Après sa palme d’or en 2010 pour Oncle Boonmee, le réalisateur taïwanais revient à Cannes avec la discrétion qui le caractérise donner un souffle cinématographique unique au festival. Comme un pied de nez à ceux qui trouvent son cinéma soporifique, Cemetery of Splendour met en scène des soldats pris par une maladie du sommeil dès lors qu’ils se retrouvent dans cet hôpital au cœur de la jungle.
Dans beaucoup de films d’Apichapong Weerasethakul les personnages font le trajet de la ville à la jungle pour sortir de leur quotidien et vivre leur rêve. On entre donc dans la forêt tropicale comme on s‘endort pour rêver les yeux ouverts. Dans Cemetery of Splendour, nous sommes au cœur de la jungle.

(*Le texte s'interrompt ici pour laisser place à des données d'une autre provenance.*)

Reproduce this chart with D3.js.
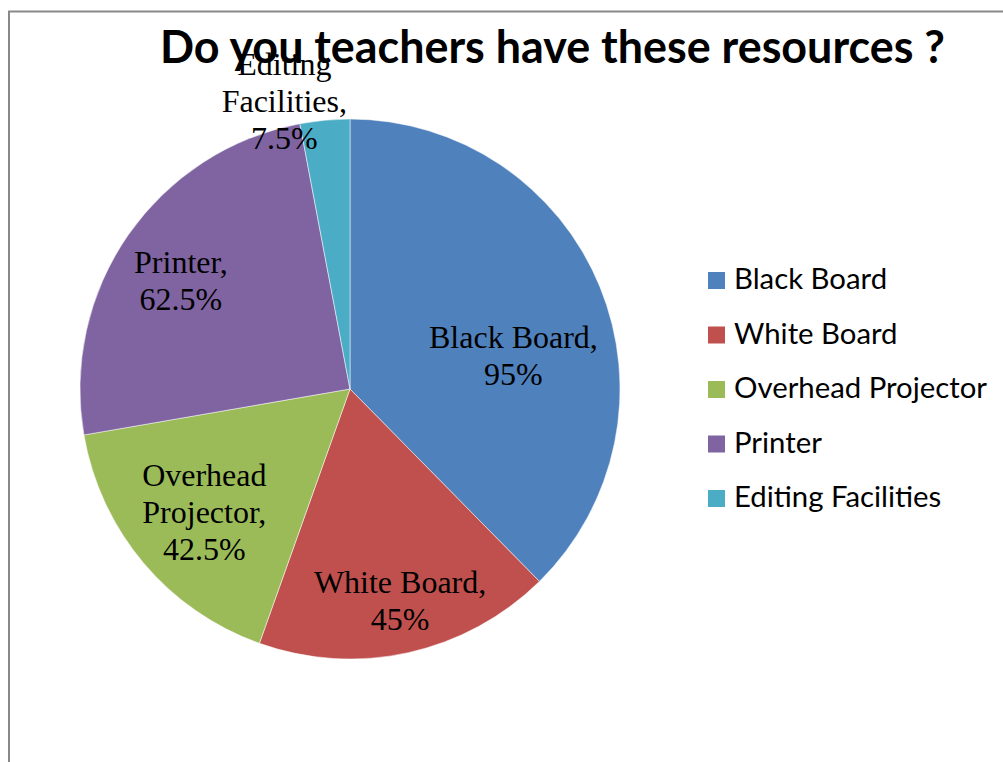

Dans l’hôpital de fortune, Jenjira décide de s’occuper d’un soldat, Itt, auquel personne ne rend visite. Cette femme un peu esseulée va soudainement prend conscience du monde qui l’entoure. Lors d’une simple conversation avec une jeune femme, lorsque celle-ci lui déclare être morte, c’est tout un pan de l’inconscient de notre monde qui s’ouvre à Jenjira, celui de la magie, des rêves, des morts et des esprits. Elle sera finalement sauvée par Itt en qui elle voit un fils voire un amant.
Qu’il soit long, lent, radical, le spectateur ne somnole pas devant un film de Weearasethakul, il est transporté, pris dans une espace d’hypnose cinématographique produit par les sons et les images du plasticien réalisateur. Tout comme les soldats du film, on vit une rêverie éveillée. Weerasethakul est un cinéaste d’atmosphère, et les nombreuses installations d’art contemporain qu’il a déjà à son actif le prouvent. Il n’y a qu’à voir ces machines du sommeil dans le film, une merveilleuse invention qui scintillent de toutes les couleurs en pleine nuit, un enchantement pour les yeux lorsque les esprits des personnages sont mis à contribution.
Cemetery of Splendour n’a pas besoin de beaucoup de moyens pour être efficace, il compte largement sur l’imagination du spectateur. Ainsi, une simple balade en pleine forêt devient une ballade au cœur de la splendeur d’un palais en marbre. Loin de nous laisser sur le bord de la route, le réalisateur convie notre esprit pour un voyage en forme de méditation.
Ceux qui sont las de ne pas tout comprendre devraient se laisser transporter dans ce geste cinématographique sans précédent, radical mais très attentif à son spectateur.
Cemetery of Splendour : Fiche Technique
Titre original : รักที่ขอนแก่น, Rak ti Khon Kaen
Auteurs : Apichatpong Weerasethakul
Réalisateur : Apichatpong Weerasethakul
Casting : Jenjira Pongpas, Banlop Lomnoi, Jarinpattra Rueangram, Petcharat Chaiburi
Chef opérateur : Diego Garcia
Assistant réalisateur : Sompot Chidgasornpongse
Chef opérateur son : Akritchalerm Kalayanamitr
Chef décorateur : Akekarat Homlaor
Chef costumière : Phim U-Mari
Monteur : Lee Chatametikool
Producteurs : Apichatpong Weerasethakul, Keith Griffiths, Simon Field, Charles de Meaux, Michael Weber, Hans W. Geiβendörfer
Le film a été presenté en sélection officielle Un Certain Regard au Festival de Cannes 2015.